Events like Dubai Design Week 2025 d3 Awards reinforce that role:

  • They give regional designers a home base to show work without having to relocate to Europe or North America.

  • They attract international visitors who may be familiar with Milan Design Week or London Design Festival but are now adding Dubai to their annual circuit.

  • They plug design into the city’s broader innovation and tourism strategy, aligning with Dubai’s push to position itself as a global creative and business hub.

The result is a district that feels increasingly comparable—by function, if not by style—to established creative neighbourhoods in other world cities, while keeping a distinctly Gulf character.


Why it matters for Niche readers

For Niche’s readers , Dubai Design Week 2025 d3 Awards is more than a trade event. It’s:

  • A chance to discover new MENA designers before they land in major international galleries or brand collaborations.

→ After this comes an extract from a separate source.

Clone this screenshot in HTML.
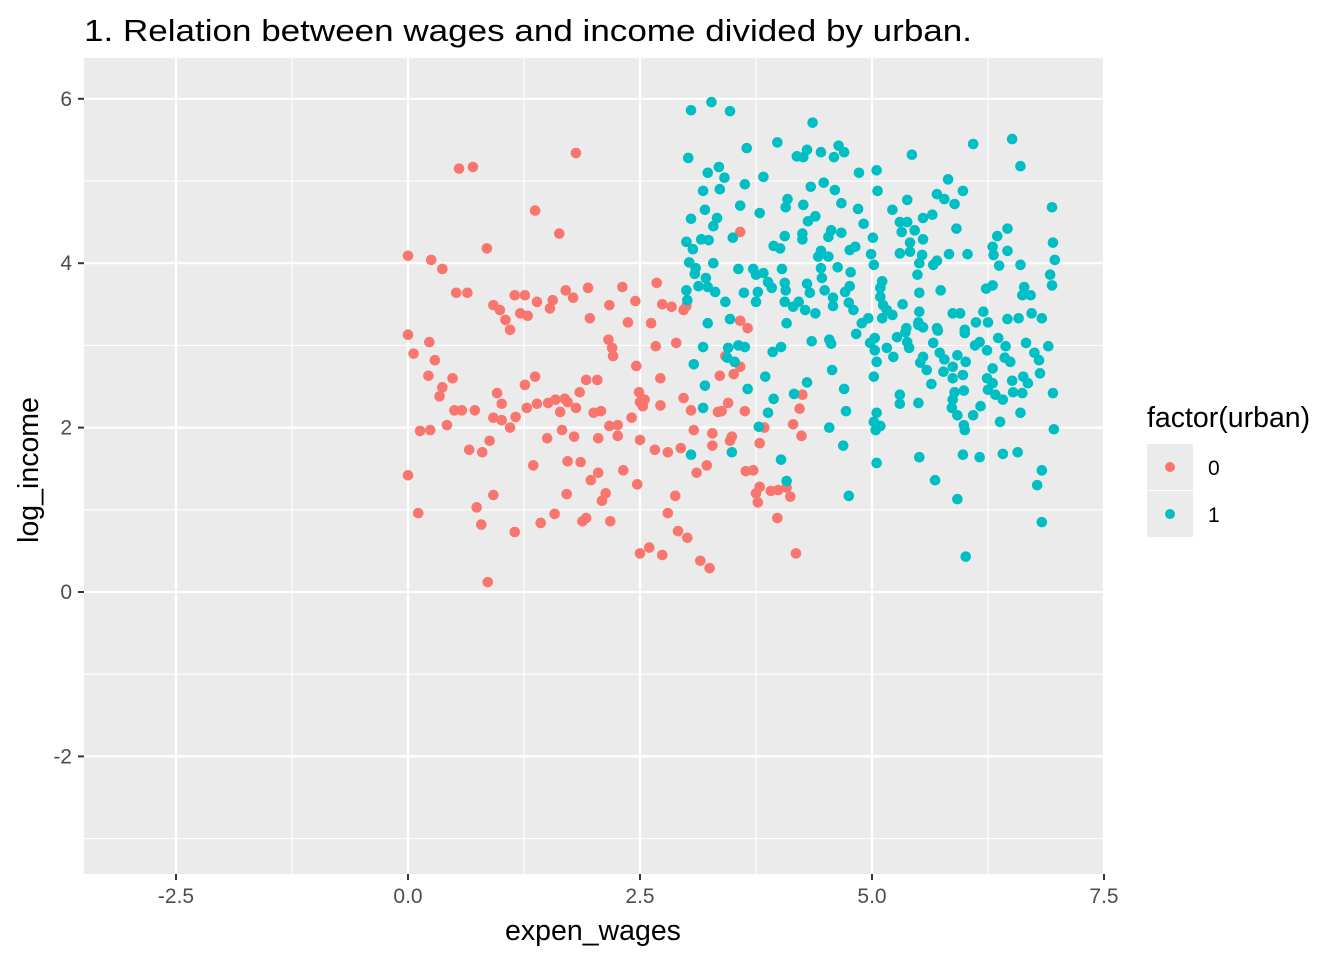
<!DOCTYPE html>
<html><head><meta charset="utf-8"><style>
html,body{margin:0;padding:0;background:#fff;}
svg{display:block;font-family:"Liberation Sans",Arial,sans-serif;}
</style></head><body>
<svg id="chart" width="1344" height="960" xmlns="http://www.w3.org/2000/svg">
<text x="84" y="41" font-size="31" fill="#000" textLength="888" lengthAdjust="spacingAndGlyphs">1. Relation between wages and income divided by urban.</text>
<rect x="84" y="58" width="1020" height="816" fill="#ebebeb"/>
<g id="grid"></g>
<g id="pts"></g>
<g id="axes"></g>
<text x="593" y="940" font-size="28.5" text-anchor="middle" fill="#000">expen_wages</text>
<text x="0" y="0" font-size="28.5" text-anchor="middle" fill="#000" transform="translate(38,470) rotate(-90)">log_income</text>
<g>
<text x="1147" y="427" font-size="28.5" fill="#000">factor(urban)</text>
<rect x="1147" y="444" width="46" height="46" fill="#ebebeb"/>
<rect x="1147" y="491" width="46" height="46" fill="#ebebeb"/>
<circle cx="1170" cy="467" r="5" fill="#F8766D"/>
<circle cx="1170" cy="514" r="5" fill="#00BFC4"/>
<text x="1208" y="475" font-size="21" fill="#000">0</text>
<text x="1208" y="522" font-size="21" fill="#000">1</text>
</g>
</svg>
<script>
const xTicks=[-2.5,0,2.5,5,7.5];
const xTickLabels=["-2.5","0.0","2.5","5.0","7.5"];
const xMinor=[-1.25,1.25,3.75,6.25];
const yTicks=[-2,0,2,4,6];
const yTickLabels=["-2","0","2","4","6"];
const yMinor=[-3,-1,1,3,5];
const redX=[0.55,0.70,1.81,1.37,1.63,0.00,0.85,0.25,0.37,0.52,0.64,0.00,0.06,0.23,0.29,0.48,0.37,0.22,0.92,0.99,1.05,1.10,1.15,1.26,1.21,1.29,1.39,1.53,1.56,1.70,1.78,1.94,1.96,2.17,2.31,2.45,2.68,2.74,2.37,2.62,2.84,2.97,0.92,1.01,1.10,1.26,1.37,1.69,1.81,1.85,1.92,2.04,2.21,2.16,1.66,1.79,2.05,2.00,2.26,2.46,2.49,2.50,2.72,2.72,2.67,2.17,0.24,0.34,0.50,0.58,0.72,0.96,1.01,1.16,1.28,1.39,1.51,1.59,1.72,1.64,2.08,2.26,2.41,2.50,2.66,2.80,2.94,3.08,2.55,0.00,0.11,0.13,0.42,0.66,0.80,0.88,0.79,0.86,0.92,0.74,1.15,1.35,1.43,1.50,1.58,1.71,1.72,1.86,1.88,1.92,1.97,2.05,2.09,2.13,2.18,2.32,2.47,2.50,2.60,2.74,2.80,2.88,2.91,3.01,3.11,3.15,3.25,3.28,3.34,3.38,3.45,3.47,3.49,3.36,3.42,3.51,3.58,3.63,3.64,3.72,3.75,3.77,3.79,3.79,3.84,3.98,3.91,3.99,4.08,4.12,4.18,4.15,4.24,4.22,4.25,3.66,3.58,3.58,3.00,3.05,3.22,3.28,2.89,2.97,2.53,2.20];
const redY=[5.15,5.17,5.34,4.64,4.36,4.09,4.18,4.04,3.93,3.64,3.64,3.13,2.90,3.04,2.82,2.60,2.49,2.63,3.49,3.43,3.31,3.19,3.61,3.61,3.39,3.36,3.53,3.45,3.55,3.67,3.58,3.70,3.33,3.49,3.71,3.54,3.76,3.50,3.28,3.27,3.47,3.43,2.12,2.09,2.00,2.52,2.62,2.35,2.24,2.43,2.58,2.58,2.87,3.07,1.97,1.89,1.87,2.18,1.90,2.75,2.43,2.31,2.60,2.27,2.99,2.02,1.97,2.38,2.21,2.21,2.21,2.42,2.29,2.13,2.24,2.29,2.30,2.34,2.31,2.19,2.20,2.03,2.12,1.85,1.73,1.70,1.75,1.97,2.34,1.42,0.96,1.96,2.03,1.73,1.70,1.84,0.82,0.12,1.18,1.03,0.73,1.54,0.84,1.87,0.95,1.19,1.59,1.58,0.86,0.90,1.36,1.45,1.11,1.20,0.86,1.48,1.31,0.47,0.54,0.45,0.96,1.17,0.74,0.66,1.45,0.38,0.29,1.93,2.19,2.20,2.30,1.84,1.89,2.63,2.87,2.65,2.74,2.20,1.47,1.48,1.20,1.09,1.81,1.28,2.00,0.90,1.23,1.24,1.27,1.16,0.47,2.04,1.90,2.23,2.40,3.21,3.30,4.38,3.48,2.21,1.54,1.78,3.03,2.36,2.26,2.97];
const tealX=[3.05,3.27,3.47,4.36,3.65,3.98,3.02,4.19,4.26,4.30,4.45,4.59,4.64,4.70,5.43,6.09,6.51,6.60,4.86,5.05,3.23,3.35,3.41,3.63,3.83,3.18,3.36,4.34,4.48,4.60,5.06,5.82,5.98,5.70,5.78,5.89,5.38,4.67,4.85,5.22,4.09,4.07,4.26,3.58,3.79,3.20,3.05,3.33,3.29,4.31,4.39,4.91,5.30,5.38,5.32,5.46,5.55,5.65,5.91,6.94,6.46,6.35,3.50,3.00,3.16,3.24,3.07,4.06,4.25,4.25,4.56,4.67,4.53,5.01,5.55,5.41,5.41,5.30,3.94,4.01,4.45,4.53,4.42,4.76,4.82,4.99,5.02,5.54,5.51,5.66,5.70,5.83,6.03,6.30,6.31,6.37,6.46,6.60,6.95,6.97,6.92,6.94,3.03,3.10,3.29,3.09,3.21,3.56,3.72,3.83,3.75,3.88,3.92,4.03,4.06,4.07,4.30,4.33,4.45,4.46,4.63,4.77,4.76,4.71,4.49,4.58,4.58,4.75,4.80,5.11,5.09,5.09,5.12,5.16,5.22,5.11,5.33,5.49,5.51,5.51,5.50,5.74,5.87,5.95,6.20,6.12,6.25,6.23,6.30,6.64,6.62,6.71,6.46,6.58,6.72,6.83,3.00,3.01,3.13,3.23,3.31,3.42,3.62,3.77,3.75,4.06,4.15,4.21,4.28,4.39,3.23,3.47,4.08,4.89,4.96,5.37,5.70,6.00,
3.18,3.08,3.45,3.56,3.63,3.44,3.52,3.20,3.18,3.66,3.85,3.94,3.88,3.78,3.93,4.02,4.35,4.54,4.56,4.57,4.30,4.16,4.70,4.72,4.54,4.69,3.05,3.49,4.02,4.08,4.75,4.83,4.98,5.03,5.03,5.05,5.02,5.16,5.23,5.27,5.36,5.38,5.40,5.50,5.55,5.66,5.71,5.55,5.52,5.59,5.73,5.78,5.77,5.64,5.87,5.87,5.92,6.00,6.01,5.98,5.89,5.99,5.87,5.86,5.92,6.09,6.17,6.11,6.16,6.24,6.36,6.44,6.66,6.90,6.43,6.49,6.30,6.24,6.30,6.25,6.33,6.41,6.51,6.52,6.62,6.63,6.68,6.75,6.80,6.81,6.95,6.60,6.38,6.96,5.05,5.02,5.09,5.04,5.30,5.30,5.50,5.99,6.00,5.05,5.51,5.98,6.16,6.41,6.57,6.83,6.78,5.68,5.92,6.83,6.01];
const tealY=[5.86,5.96,5.85,5.71,5.40,5.47,5.28,5.30,5.29,5.38,5.35,5.29,5.43,5.35,5.32,5.45,5.51,5.18,5.10,5.13,5.10,5.17,5.04,4.96,5.05,4.88,4.90,4.93,4.98,4.89,4.88,5.02,4.88,4.84,4.78,4.72,4.77,4.73,4.66,4.65,4.78,4.68,4.71,4.70,4.61,4.65,4.54,4.55,4.45,4.51,4.57,4.48,4.50,4.50,4.38,4.40,4.55,4.59,4.42,4.68,4.42,4.33,4.31,4.26,4.29,4.28,4.17,4.33,4.36,4.29,4.40,4.37,4.32,4.31,4.29,4.25,4.14,4.12,4.21,4.18,4.15,4.08,4.08,4.16,4.20,4.11,3.98,4.10,4.00,3.98,4.03,4.11,4.11,4.20,4.10,3.97,4.15,3.98,4.25,4.04,3.86,3.73,4.01,3.94,4.00,3.87,3.82,3.93,3.93,3.88,3.86,3.77,3.70,3.93,3.76,3.67,3.75,3.64,3.94,3.82,3.95,3.89,3.72,3.65,3.67,3.58,3.48,3.52,3.43,3.78,3.70,3.59,3.49,3.43,3.37,3.33,3.50,3.86,3.64,3.41,3.28,3.67,3.39,3.39,3.41,3.28,3.28,3.69,3.73,3.71,3.61,3.61,3.32,3.33,3.39,3.33,3.67,3.55,3.72,3.71,3.65,3.53,3.64,3.65,3.53,3.53,3.47,3.53,3.43,3.39,3.27,3.32,3.27,3.27,3.33,3.21,3.21,3.19,
2.98,2.77,2.97,3.00,2.98,2.85,2.80,2.51,2.24,2.47,2.62,2.35,2.18,2.01,2.92,2.98,3.05,3.07,3.02,2.70,2.55,2.41,2.47,2.20,2.00,1.78,1.67,1.70,1.61,1.35,1.17,3.14,3.03,3.09,2.94,2.80,2.62,2.97,2.86,3.10,3.16,3.04,2.97,3.25,3.22,3.03,3.18,2.86,2.79,2.70,2.91,2.83,2.68,2.53,2.74,2.60,2.88,3.15,2.80,2.64,2.43,2.45,2.34,2.24,2.15,2.15,2.26,3.00,3.04,2.94,3.09,2.99,3.03,2.99,2.85,2.80,2.72,2.60,2.54,2.46,2.40,2.34,2.57,2.43,2.42,2.62,2.54,2.91,2.82,2.66,2.42,2.18,2.07,1.98,2.18,2.07,2.02,1.97,2.40,2.29,2.30,2.03,1.97,1.57,1.64,1.67,1.64,1.68,1.70,1.48,1.30,1.36,1.13,0.85,0.43];

const X0=408, XS=92.8, Y0=592, YS=82.2;
function sx(v){return X0+v*XS;}
function sy(v){return Y0-v*YS;}
const NS="http://www.w3.org/2000/svg";
function mk(tag,attrs,parent){const e=document.createElementNS(NS,tag);for(const k in attrs)e.setAttribute(k,attrs[k]);parent.appendChild(e);return e;}
const grid=document.getElementById('grid'), axes=document.getElementById('axes'), pts=document.getElementById('pts');
xMinor.forEach(v=>{const l=mk('line',{x1:sx(v),x2:sx(v),y1:58,y2:874,stroke:'#fff','stroke-width':1.1},grid);

});
yMinor.forEach(v=>{const l=mk('line',{x1:84,x2:1104,y1:sy(v),y2:sy(v),stroke:'#fff','stroke-width':1.1},grid);

});
xTicks.forEach((v,i)=>{const l=mk('line',{x1:sx(v),x2:sx(v),y1:58,y2:874,stroke:'#fff','stroke-width':2.2},grid);


const t=mk('line',{x1:sx(v),x2:sx(v),y1:874,y2:880,stroke:'#333','stroke-width':2},axes);


const tx=mk('text',{x:sx(v),y:903,'font-size':21,'text-anchor':'middle',fill:'#4d4d4d'},axes);tx.textContent=xTickLabels[i];

});
yTicks.forEach((v,i)=>{const l=mk('line',{x1:84,x2:1104,y1:sy(v),y2:sy(v),stroke:'#fff','stroke-width':2.2},grid);


const t=mk('line',{x1:78,x2:84,y1:sy(v),y2:sy(v),stroke:'#333','stroke-width':2},axes);


const tx=mk('text',{x:72,y:sy(v)+7,'font-size':21,'text-anchor':'end',fill:'#4d4d4d'},axes);tx.textContent=yTickLabels[i];

});
redX.forEach((v,i)=>{const c=mk('circle',{cx:sx(v),cy:sy(redY[i]),r:5.3,fill:'#F8766D'},pts);

});
tealX.forEach((v,i)=>{const c=mk('circle',{cx:sx(v),cy:sy(tealY[i]),r:5.3,fill:'#00BFC4'},pts);

});
</script>
</body></html>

  • A barometer of how architecture, interiors, fashion and product design in the region are responding to climate, culture and rapid urban change.

  • A real-world example of how cities in the Middle East are investing in creative ecosystems—spaces where design, business and lifestyle naturally overlap.

If you’re planning a design-focused trip to the region in November 2025, a day (or several) wandering through d3 during Dubai Design Week should be high on your list.